## TASK BRIEF
Using the records provided below, locate and copy each line that contains the word "with".

## INPUT FOR THIS TASK

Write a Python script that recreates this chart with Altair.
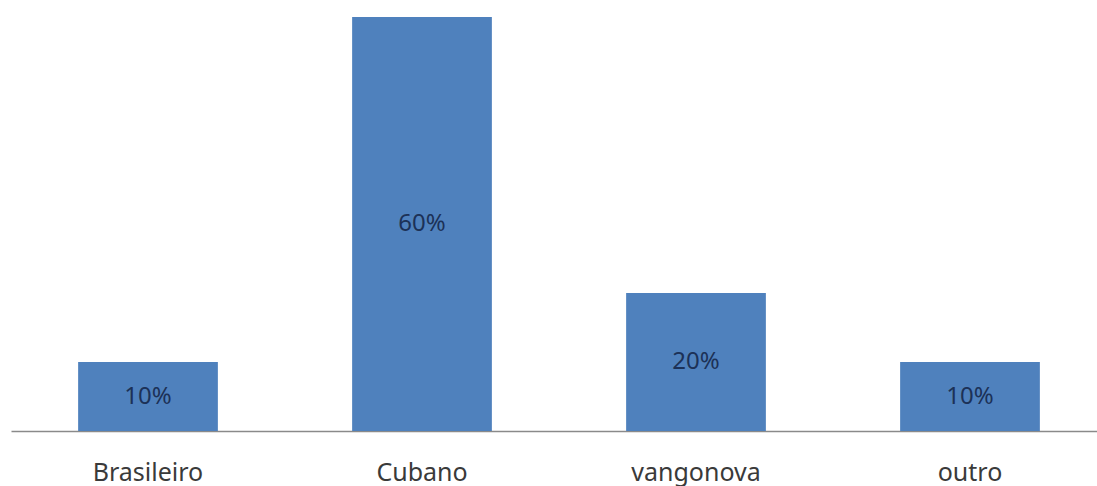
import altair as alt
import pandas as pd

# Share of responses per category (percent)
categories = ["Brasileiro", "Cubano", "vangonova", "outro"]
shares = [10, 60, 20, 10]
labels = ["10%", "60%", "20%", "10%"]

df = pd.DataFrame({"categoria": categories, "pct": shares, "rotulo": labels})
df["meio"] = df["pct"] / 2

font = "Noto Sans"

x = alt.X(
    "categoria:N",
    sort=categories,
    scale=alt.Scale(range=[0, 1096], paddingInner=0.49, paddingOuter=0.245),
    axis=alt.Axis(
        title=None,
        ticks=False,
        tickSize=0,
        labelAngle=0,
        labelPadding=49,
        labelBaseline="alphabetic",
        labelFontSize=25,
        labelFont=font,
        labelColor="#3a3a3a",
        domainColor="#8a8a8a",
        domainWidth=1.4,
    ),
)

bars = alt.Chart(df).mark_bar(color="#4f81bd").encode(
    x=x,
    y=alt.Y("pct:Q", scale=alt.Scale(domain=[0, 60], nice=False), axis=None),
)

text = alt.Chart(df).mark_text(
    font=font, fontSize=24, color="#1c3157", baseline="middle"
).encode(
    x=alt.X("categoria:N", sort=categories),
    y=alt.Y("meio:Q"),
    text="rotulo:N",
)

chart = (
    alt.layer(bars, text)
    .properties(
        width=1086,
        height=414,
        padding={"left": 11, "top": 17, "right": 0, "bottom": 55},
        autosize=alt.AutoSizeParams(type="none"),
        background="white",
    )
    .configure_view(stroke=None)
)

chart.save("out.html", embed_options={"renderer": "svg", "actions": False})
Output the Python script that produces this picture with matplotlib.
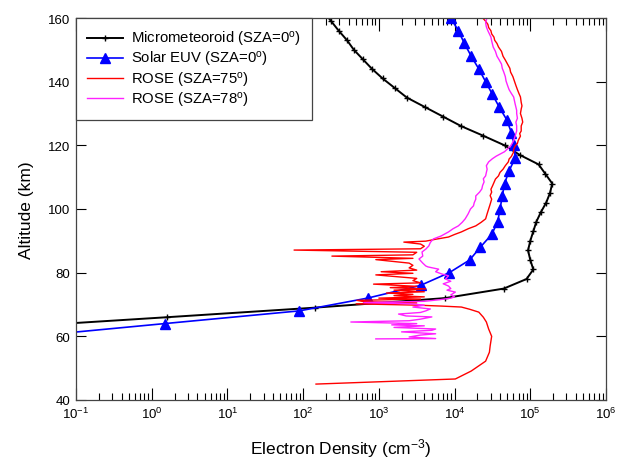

## PROBLEM SOLUTION
Write a Python script that recreates this chart with Altair.
Output the Python script that produces this picture with matplotlib.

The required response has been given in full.